As circumstances change, your ideas about what you want out of life, and from your job, change too. You may need to adjust your career plan to support your financial goals—and vice versa.

Career and financial planning is not something you do just once at the start of your career. It is a cycle that repeats over the course of your life.

If you are looking for a job, considering a career change, or thinking about retirement, it’s a good time to take a fresh look at how your career and financial plans align.

Take stock of your current finances

The first question to ask yourself is “How much money do I need to earn?”

The answer depends on your needs, your goals, and how long you plan to work. If you are currently unemployed, you will also need to factor in the time it could take to find a new job.

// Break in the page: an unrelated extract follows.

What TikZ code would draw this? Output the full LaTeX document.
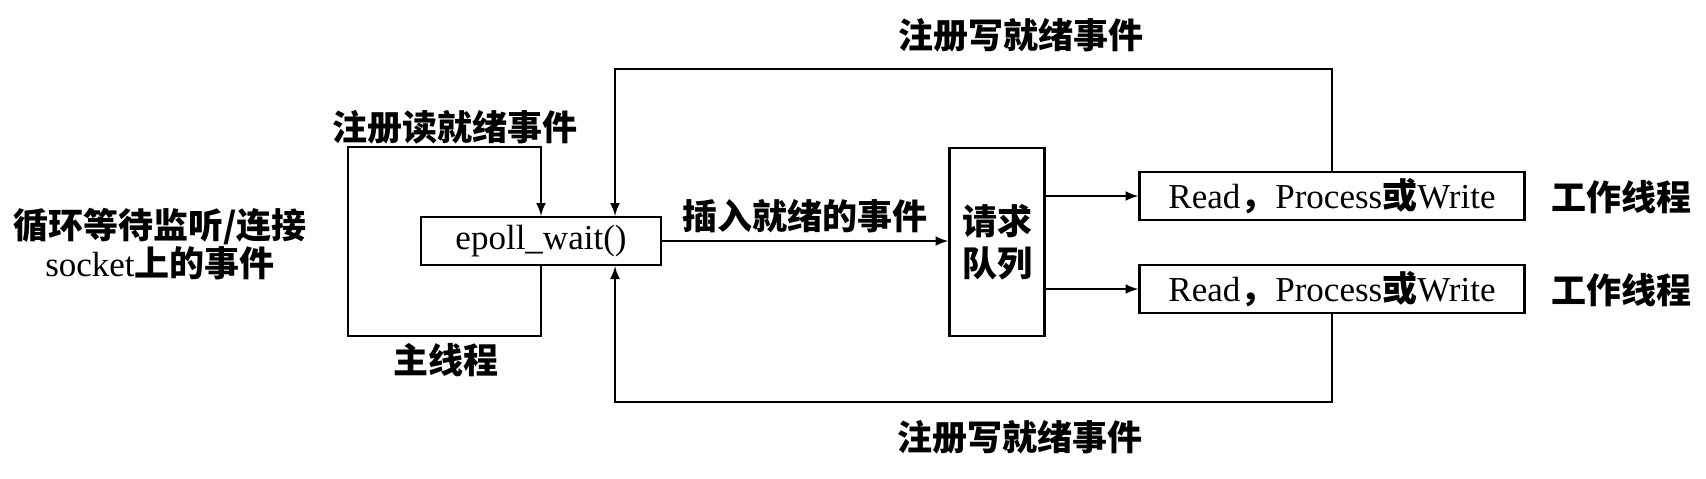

To get a picture of your financial situation:

  1. List your monthly sources of income and any other financial assets.
  2. List your monthly expenses and other financial commitments. Don’t forget annual expenses such as insurance costs and property taxes.
  3. Discuss any shortfalls with others who will be directly affected by changes in your budget. Ask them to help you make a list of possible ways to increase monthly income and reduce expenses.
  4. If you will not be able to meet your financial obligations while you are unemployed, talk to a financial advisor or a not-for-profit debt counselling service such as Money Mentors. You may be able to consolidate your debts or take other steps to avoid serious financial problems.

Look into your financial future

Next, think about your longer-term financial future. Consider:

  • At what age do you want to retire? Will your retirement income be enough to support you for the rest of your life?
  • What are your long-term goals and needs? For example, do you dream of travelling when you retire? Will you need as big a home as you once did?
  • How much money will you have to save each month to achieve your long-term goals, assuming you get a reasonable rate of return on your investments?
  • What will you do if the rate of return on your investments is less than expected? Will you put off retirement? Might you have to go back to work after you retire?

Do some reading about retirement planning, talk to a financial advisor, or sign up for a pre-retirement seminar.

Weigh your financial, career, and lifestyle goals

Once you have a good idea of your financial goals, consider how your career plan fits with those goals. Are you on track to meet both your financial needs and your work-life objectives?

You may find that your priorities have shifted since your last career transition. Perhaps money is less important to you than it once was. Or perhaps retiring as early as possible no longer seems appealing—and some extra income would come in handy.

Here are some questions you might ask yourself:

  • If you were offered an ideal job, but at a lower salary than you are used to, would you accept?
  • When you retire, will you miss things about paid employment other than the paycheque (such as a sense of accomplishment, opportunities to learn, or the social aspect of the job)?
  • Do you expect to work at least part time during your retirement? If so, what type of work do you see yourself doing? Might you consider non-standard work arrangements, such as flexible hours or telework?

By reviewing your financial situation at different stages of your career, you will spend less time and energy worrying about money later on. Plus, you may have more financial options now than you will later.